BACKGROUND: Intravenous (IV) acetaminophen is used in multimodal analgesia to reduce the amount and duration of opioid use in the postoperative setting.
METHODS: A systematic review of published randomized controlled trials was conducted to define the opioid-sparing effect of IV acetaminophen in different types of surgeries. Eligible studies included prospective, randomized, double-blind trials of IV acetaminophen compared with either a placebo- or active-treatment group in adult (age =18 years) patients undergoing surgery. Trials had to be published in English in a peer-reviewed journal.
RESULTS: A total of 44 treatment cohorts included in 37 studies were included in the systematic analysis. Compared with active- or placebo-control treatments, IV acetaminophen produced a statistically significant opioid-sparing effect in 14 of 44 cohorts (32%). An opioid-sparing effect was more common in placebo-controlled comparisons. Of the 28 placebo treatment comparisons, IV acetaminophen produced an opioid-sparing effect in 13 (46%). IV acetaminophen produced an opioid-sparing effect in only 6% (one out of 16) of the active-control groups. Among the 16 active-control groups, opioid consumption was significantly greater with IV acetaminophen than the active comparator in seven cohorts and not significantly different than the active comparator in eight cohorts.

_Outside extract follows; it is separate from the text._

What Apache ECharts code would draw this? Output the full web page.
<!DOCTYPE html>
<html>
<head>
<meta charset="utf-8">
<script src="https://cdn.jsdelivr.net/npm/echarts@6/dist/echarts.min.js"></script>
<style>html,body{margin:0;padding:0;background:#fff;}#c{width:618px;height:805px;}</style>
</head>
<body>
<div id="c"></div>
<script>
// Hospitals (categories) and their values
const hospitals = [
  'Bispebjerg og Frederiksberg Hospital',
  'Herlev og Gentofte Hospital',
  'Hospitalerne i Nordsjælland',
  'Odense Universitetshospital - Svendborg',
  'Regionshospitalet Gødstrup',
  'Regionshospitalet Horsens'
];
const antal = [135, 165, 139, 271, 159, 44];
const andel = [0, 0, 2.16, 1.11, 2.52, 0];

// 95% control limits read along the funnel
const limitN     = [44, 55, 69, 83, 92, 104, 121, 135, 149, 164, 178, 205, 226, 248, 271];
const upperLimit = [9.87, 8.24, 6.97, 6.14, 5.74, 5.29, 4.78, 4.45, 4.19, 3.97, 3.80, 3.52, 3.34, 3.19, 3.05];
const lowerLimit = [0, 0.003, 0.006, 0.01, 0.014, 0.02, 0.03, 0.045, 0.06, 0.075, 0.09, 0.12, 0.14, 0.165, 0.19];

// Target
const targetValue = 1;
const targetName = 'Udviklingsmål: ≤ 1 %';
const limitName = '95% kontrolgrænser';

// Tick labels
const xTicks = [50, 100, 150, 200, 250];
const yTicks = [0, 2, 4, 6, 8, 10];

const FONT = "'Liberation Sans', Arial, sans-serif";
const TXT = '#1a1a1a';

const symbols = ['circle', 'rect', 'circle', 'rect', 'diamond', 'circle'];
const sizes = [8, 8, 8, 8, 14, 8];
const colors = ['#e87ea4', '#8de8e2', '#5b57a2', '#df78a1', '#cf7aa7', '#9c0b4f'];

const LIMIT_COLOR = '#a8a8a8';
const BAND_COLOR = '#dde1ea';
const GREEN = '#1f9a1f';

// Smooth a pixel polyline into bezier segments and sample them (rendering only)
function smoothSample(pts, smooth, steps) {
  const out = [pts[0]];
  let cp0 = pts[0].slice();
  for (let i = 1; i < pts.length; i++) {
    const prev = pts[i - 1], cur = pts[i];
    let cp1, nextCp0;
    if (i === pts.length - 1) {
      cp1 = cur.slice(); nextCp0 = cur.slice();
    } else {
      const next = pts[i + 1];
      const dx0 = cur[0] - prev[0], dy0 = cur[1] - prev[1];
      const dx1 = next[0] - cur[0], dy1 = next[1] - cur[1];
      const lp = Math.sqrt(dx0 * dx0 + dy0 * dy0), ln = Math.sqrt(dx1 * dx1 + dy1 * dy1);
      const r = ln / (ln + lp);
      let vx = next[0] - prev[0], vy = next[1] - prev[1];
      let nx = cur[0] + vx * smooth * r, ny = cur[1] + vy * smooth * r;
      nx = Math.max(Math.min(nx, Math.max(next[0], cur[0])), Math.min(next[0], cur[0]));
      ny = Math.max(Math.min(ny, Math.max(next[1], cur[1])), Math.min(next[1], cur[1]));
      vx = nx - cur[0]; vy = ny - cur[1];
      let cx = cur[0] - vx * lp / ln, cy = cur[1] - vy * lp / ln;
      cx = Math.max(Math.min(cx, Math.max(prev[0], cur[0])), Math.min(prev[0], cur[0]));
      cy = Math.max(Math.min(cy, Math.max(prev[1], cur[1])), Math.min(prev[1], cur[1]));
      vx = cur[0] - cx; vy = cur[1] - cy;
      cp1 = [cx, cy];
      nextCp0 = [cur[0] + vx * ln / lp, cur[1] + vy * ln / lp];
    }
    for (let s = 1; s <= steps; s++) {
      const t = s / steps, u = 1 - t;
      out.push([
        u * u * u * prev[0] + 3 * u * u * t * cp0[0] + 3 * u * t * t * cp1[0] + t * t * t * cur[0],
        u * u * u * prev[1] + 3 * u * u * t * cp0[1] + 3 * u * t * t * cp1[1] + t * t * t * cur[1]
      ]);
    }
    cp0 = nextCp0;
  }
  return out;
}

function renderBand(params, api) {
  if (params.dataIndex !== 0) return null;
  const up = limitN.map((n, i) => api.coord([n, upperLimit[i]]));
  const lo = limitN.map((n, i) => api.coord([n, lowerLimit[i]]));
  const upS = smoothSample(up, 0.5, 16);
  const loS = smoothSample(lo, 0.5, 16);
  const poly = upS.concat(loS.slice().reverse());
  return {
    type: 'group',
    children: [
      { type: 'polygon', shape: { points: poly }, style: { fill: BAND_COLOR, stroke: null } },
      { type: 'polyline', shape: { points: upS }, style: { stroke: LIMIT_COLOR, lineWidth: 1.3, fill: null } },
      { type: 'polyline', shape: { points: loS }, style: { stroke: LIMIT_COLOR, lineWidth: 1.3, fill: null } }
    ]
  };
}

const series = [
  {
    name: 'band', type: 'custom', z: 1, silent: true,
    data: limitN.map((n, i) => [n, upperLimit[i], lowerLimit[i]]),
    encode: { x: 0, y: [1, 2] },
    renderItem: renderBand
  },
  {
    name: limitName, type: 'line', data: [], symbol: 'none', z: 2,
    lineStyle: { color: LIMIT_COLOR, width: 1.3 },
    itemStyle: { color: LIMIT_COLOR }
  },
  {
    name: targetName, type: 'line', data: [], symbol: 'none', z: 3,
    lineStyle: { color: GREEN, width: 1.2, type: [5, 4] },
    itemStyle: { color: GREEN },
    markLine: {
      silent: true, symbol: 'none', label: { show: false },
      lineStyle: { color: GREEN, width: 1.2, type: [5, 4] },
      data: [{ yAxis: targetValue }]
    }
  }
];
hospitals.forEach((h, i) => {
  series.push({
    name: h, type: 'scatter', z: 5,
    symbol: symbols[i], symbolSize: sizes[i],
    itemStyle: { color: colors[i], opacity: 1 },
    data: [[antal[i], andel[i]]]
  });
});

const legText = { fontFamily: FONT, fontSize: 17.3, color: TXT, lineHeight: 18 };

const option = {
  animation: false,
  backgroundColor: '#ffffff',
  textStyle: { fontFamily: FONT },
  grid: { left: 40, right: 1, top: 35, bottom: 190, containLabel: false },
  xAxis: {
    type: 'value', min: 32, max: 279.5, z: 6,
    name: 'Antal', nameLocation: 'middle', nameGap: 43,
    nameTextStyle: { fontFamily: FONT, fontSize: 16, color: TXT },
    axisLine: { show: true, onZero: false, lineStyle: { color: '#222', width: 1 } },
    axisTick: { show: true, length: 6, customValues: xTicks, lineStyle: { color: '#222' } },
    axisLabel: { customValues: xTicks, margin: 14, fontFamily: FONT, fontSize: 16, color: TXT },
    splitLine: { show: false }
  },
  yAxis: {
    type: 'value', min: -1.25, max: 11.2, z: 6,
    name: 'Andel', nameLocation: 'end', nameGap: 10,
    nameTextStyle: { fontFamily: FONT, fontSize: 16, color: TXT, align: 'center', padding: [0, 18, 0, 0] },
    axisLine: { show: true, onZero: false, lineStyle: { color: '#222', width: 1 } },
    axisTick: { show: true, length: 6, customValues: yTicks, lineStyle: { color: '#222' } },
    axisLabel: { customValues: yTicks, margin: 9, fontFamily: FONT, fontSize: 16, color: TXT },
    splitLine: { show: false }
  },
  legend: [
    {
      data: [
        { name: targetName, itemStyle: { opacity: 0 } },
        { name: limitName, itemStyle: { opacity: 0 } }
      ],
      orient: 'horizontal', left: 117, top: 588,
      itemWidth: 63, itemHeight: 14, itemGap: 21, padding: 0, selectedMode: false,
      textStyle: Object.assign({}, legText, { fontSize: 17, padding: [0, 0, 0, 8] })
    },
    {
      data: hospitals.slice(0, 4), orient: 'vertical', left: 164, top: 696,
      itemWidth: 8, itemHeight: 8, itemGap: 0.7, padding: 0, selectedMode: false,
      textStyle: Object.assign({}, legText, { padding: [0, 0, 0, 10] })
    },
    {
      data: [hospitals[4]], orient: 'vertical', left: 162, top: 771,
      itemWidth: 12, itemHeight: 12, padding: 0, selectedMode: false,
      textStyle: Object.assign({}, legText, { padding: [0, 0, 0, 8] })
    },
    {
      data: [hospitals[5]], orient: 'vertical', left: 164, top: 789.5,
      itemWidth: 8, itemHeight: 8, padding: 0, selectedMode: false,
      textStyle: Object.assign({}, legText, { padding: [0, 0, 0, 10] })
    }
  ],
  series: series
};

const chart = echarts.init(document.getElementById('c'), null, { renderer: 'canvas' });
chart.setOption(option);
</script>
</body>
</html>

CONCLUSIONS: The results of this systematic analysis demonstrate that IV acetaminophen is not effective in reducing opioid consumption compared with other adjuvant analgesic agents in the postoperative patient. In patients where other adjuvant analgesic agents are contraindicated, IV acetaminophen may be an option.
A negative study can be as important as a positive one in certain conditions. However, this study has several limitations as highlighted by the authors, and in my opinion, it is possibly not relevant and does not impact our knowledge.
Acetaminophen is useful when other NSAIDs may be contraindicated for several reasons. However, as demonstrated in this systematic review, acetaminophen is not opioid-sparing when compared to an active-control; it is better than nothing (placebo). IV Acetaminophen is expensive compared to oral acetaminophen. So while initially the use of IV Acetaminophen increased, it's use is now restricted to patients who have to remain n.p.o after surgery. It's use has been curtailed for economic reasons and rightly so.
I would have expected these results.
The work loses consistency when mixing different types of surgery.
The topic is of interest, as it is about an important aspect of surgical treatment, regarding opioid sparing analgesia. However, the methodology is not optimal as all that is done is a systematic review, which does not fully answer the study question – is IV acetaminophen a cost-effective and effective treatment pre and post-op. This is sometimes the limitation of a systematic review that does not show a clear and large difference in the different groups, and this is why in most cases systematic reviews, it is not enough and one should strive for a meta-analysis, which could show statistically if and to what kind of an effect is the treatment heading.
This is clinically useful information. Instead of "Evidence for Efficacy.....", I would have preferred something like "Lack of Efficacy....." in the title.